La Cub: «Il governo deve dare l’esempio»

La Cub è stata tra le prime organizzazioni sindacali ha organizzare i lavoratori precari, fin dai tempi dei «socialmente utili». Proponiano qui un’intervista con Pierpaolo Leonardi, coordinartore nazionale.
L’origine temporale e legislativa di questo tipo di precarietà.
Nella pubblica amministrazione è attribuibile direttamente al «pacchetto Treu», varato dal vecchio centrosinistra. La «legge 30», qui, praticamente non viene applicata, se non in alcuni casi. Non c’è neppure un accordo con le controparti per applicarla. Un «pacchetto» che è partito in contemporanea con il blocco del turnover e delle assunzioni, ormai da anni. Di fronte al normale invecchiamento della popolazione dei dipendenti pubblici, le esigenze di normale efficienza sono stata affrontate col massiccio ricorso alle forme di precarietà contrattuale.
Secondo i vostri calcoli è un ricorso che riduce i costi per la pubblica amministrazione?
No. Abbiamo dimostrato, conti alla mano, che li aumenta. Chi fa intermediazione di manodopera non lo fa gratis, vuole un riconoscimento economico anche elevato. Molto spesso — specie nella sanità, dove c’è un massiccio ricorso alle «cooperative» per l’assistenza agli anziani o per il normale lavoro di corsia — i lavori che prima venivano svolti dall’interno, una volta appaltati fuori diventano molto più costosi.
Sul piano del trattamento economico, qual’è la situazione media di un precario?
Dipende. Tempi determinati o formazione lavoro hanno un salario equiparabile a quello di un dipendente regolare. Molto diverso per co.co.co. o interinali, ecc, che hanno un salario che non arriva ai 90 euro, con contribuzione più bassa, ecc.

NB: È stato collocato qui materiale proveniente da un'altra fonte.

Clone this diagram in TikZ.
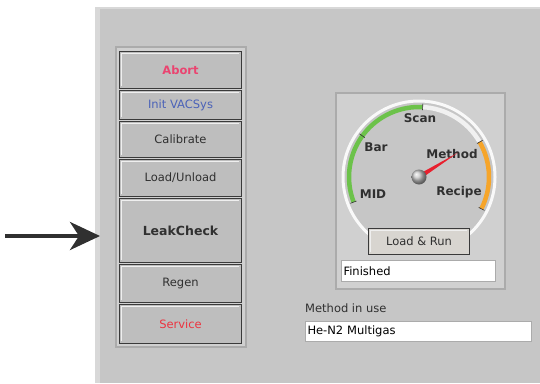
\documentclass[tikz,border=0pt]{standalone}
\usepackage{fontspec}
\setmainfont{DejaVu Sans}
\usetikzlibrary{positioning,arrows.meta}
\definecolor{panelgray}{HTML}{C6C6C6}
\definecolor{panellight}{HTML}{D8D8D8}
\definecolor{framegray}{HTML}{D0D0D0}
\definecolor{frameedge}{HTML}{ABABAB}
\definecolor{btngray}{HTML}{BEBEBE}
\definecolor{btnedge}{HTML}{3A3A3A}
\definecolor{runbeige}{HTML}{D8D5D0}
\definecolor{abortred}{HTML}{EA4470}
\definecolor{initblue}{HTML}{4B62B8}
\definecolor{servicered}{HTML}{EC3440}
\definecolor{dialgreen}{HTML}{6CC24A}
\definecolor{dialorange}{HTML}{F6A52A}
\definecolor{needlered}{HTML}{E8202E}
\definecolor{labelgray}{HTML}{303030}
\begin{document}
\begin{tikzpicture}[
  x=1pt, y=-1pt,
  btn/.style={rectangle, draw=btnedge, line width=1.3pt, fill=btngray,
    minimum width=121.7pt, inner sep=0pt, text=labelgray,
    font=\fontsize{11.5}{13}\selectfont,
    path picture={\draw[white!75!btngray, line width=1.2pt]
      ([xshift=2pt,yshift=2.5pt]path picture bounding box.south west)
      |- ([xshift=-2.5pt,yshift=-2pt]path picture bounding box.north east);}},
  field/.style={rectangle, fill=white, draw=frameedge, line width=1pt,
    inner sep=0pt, text=black, font=\fontsize{11.5}{13}\selectfont},
  dialtext/.style={font=\bfseries\fontsize{12}{14}\selectfont, text=labelgray},
  tick/.style={draw=labelgray, line width=0.6pt},
  pointer/.style={draw=labelgray, line width=4pt,
    -{Stealth[length=30pt, width=28pt, inset=9pt]}}
]
\useasboundingbox (0,0) rectangle (540,383);

% panel and frames
\fill[panelgray] (95,7) rectangle (540,383);
\fill[panellight] (95,7) rectangle (100,383);
\fill[panellight] (95,7) rectangle (540,9);
\draw[frameedge, fill=framegray, line width=1.5pt] (116,47) rectangle (246,347);
\draw[frameedge, fill=framegray, line width=1.5pt] (336,93) rectangle (505,289);

% buttons
\node[btn, minimum height=36.7pt, anchor=north west, font=\bfseries\fontsize{11.5}{13}\selectfont,
  text=abortred] (abort) at (119,51) {Abort};
\node[btn, minimum height=28.7pt, below=1pt of abort, text=initblue] (initvac) {Init VACSys};
\node[btn, minimum height=35.7pt, below=1pt of initvac] (calibrate) {Calibrate};
\node[btn, minimum height=36.7pt, below=1pt of calibrate] (loadunload) {Load/Unload};
\node[btn, minimum height=63.7pt, below=1pt of loadunload,
  font=\bfseries\fontsize{12.5}{14}\selectfont] (leakcheck) {LeakCheck};
\node[btn, minimum height=37.7pt, below=1pt of leakcheck] (regen) {Regen};
\node[btn, minimum height=38.7pt, below=1pt of regen, text=servicered] (service) {Service};

% arrow
\coordinate (tail) at (5,236);
\coordinate (tip) at (100,236);
\draw[pointer] (tail) -- (tip);

% dial
\begin{scope}[shift={(419,177)}, y=1pt]
  \node[circle, minimum size=152pt, fill=panelgray, draw=white!90!panelgray,
    line width=3pt] (dial) at (0,0) {};
  \draw[dialgreen, line width=4.5pt] (201:70) arc[start angle=201, end angle=87, radius=70];
  \draw[white!75!panelgray, line width=4.5pt] (87:70) arc[start angle=87, end angle=30, radius=70];
  \draw[dialorange, line width=4.5pt] (30:70) arc[start angle=30, end angle=-27, radius=70];
  \foreach \a in {201,144,87,30,-27}
    \draw[tick] (\a:67) -- (\a:73.5);
  \node[dialtext] (scan) at (1,59) {Scan};
  \node[dialtext] (bar) at (-43,30) {Bar};
  \node[dialtext] (mid) at (-46,-17) {MID};
  \node[dialtext] (method) at (33,23) {Method};
  \node[dialtext] (recipe) at (40,-15) {Recipe};
  \fill[needlered] (32:46) -- (122:2.5) -- (302:2.5) -- cycle;
  \node[circle, minimum size=15pt, inner sep=0pt, ball color=gray!45!white] (knob) at (0,0) {};
\end{scope}

% run button and fields
\node[btn, minimum width=101pt, minimum height=26pt, fill=runbeige] (loadrun) at (419,241.5) {Load \& Run};
\node[field, minimum width=154pt, minimum height=21pt, anchor=north west,
  text width=150pt, align=left] (status) at (341,260) {Finished};
\node[anchor=west, font=\fontsize{11.5}{13}\selectfont, text=labelgray,
  inner sep=0pt] (methodlabel) at (305,308) {Method in use};
\node[field, minimum width=226pt, minimum height=20pt, anchor=north west,
  text width=222pt, align=left] (methodbox) at (305,321) {He-N2 Multigas};
\end{tikzpicture}
\end{document}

Esistono ancora i co.co.co. nella pubblica amministrazione?
Li hanno trasformati in co.pro.co.. Specie i comuni li utilizzano per assistenza ad anziani, bambini, portatori di handicap, ma anche nel sewttore scolastico.
La Cub-Rdb, per organizzare i precari, non ha costruito una federazione apposita.
Siamo profondamente contrari alla strutturazione «verticale», anche perchè le forme di lavoro in questione sono molto «diffuse» e diverse tra loro. Stiamo lavorando molto sul «sindacato territoriale», che abbia caratteristiche metropolitane o sociali, che abbia le capacità di riaggregare quel che è scomposto sul piano della filiera produttiva. Nella p.a. la situazione è diversa. Abbiamo strutture organizzate per categoria e per posti di lavoro che diventano immediatamente soggetti di relazione con i precari. Per il precariato non strutturato, come il commercio, la ristorazione, difficilmente aggregabili «verticalmente», stiamo accelerando per creare strutture di territorio.
Che tipo di rapporti tra lavoratori stabili e precari da voi organizzati?
Qualche volta c’è conflitto. In particolare in quelle dove si sono bloccati i processi che avevamo contribuito a far partire negli anni ’90, di riqualificazione del personale interno. Abbiamo un tasso di «mansionismo (lavoratori che svolgono mansioni di livello superiore al proprio livello di inquadramento, ndr) altissimo, che avevamo ridotto con corsi e mobilità interne; in modo da far corrispondere mansioni, livello e salario. Un processo spesso bloccato da ricorsi al Tar, ecc, che hanno in qualche modo sancito che il passaggio di livello interno è come un concorso pubblico. L’immissione massiccia di precari da qualche parte viene letta come una possibile saturazione di vuoti di organico che potevano essere coperti in altro modo. Noi manteniamo unita la battaglia per la riqualificazione del personale con quella per l’assunzione dei precari. Crediamo non ci sia contraddizione. E infatti chi fa riferimento a noi testimonia di una grande solidarietà tra «stabili» e «precari». Ciascuno qui ha dei figli in quella condizione. E’ perciò facile spiegare che se hai vicino a te un lavoratore sfruttabile e ricattabile, sei più debole anche tu.
Il vostro obiettivo generale è perciò l’assunzione in pianta stabile.
Stiamo aprendo uno scontro sulla questione dei precari nella pubblica amministrazione non perché questi siano «più belli» degli altri, ma perché qui c’è la responsabilità diretta dello stato, del governo. Sono suoi dipendenti. In campagna elettorale la maggioranza che ha vinto le elezioni ha ripetuto per mesi che battere la precarietà è una priorità. Diciamo a questo governo di cominciare da se stesso, guardare in casa propria e cominciare a metter mano a questo problema.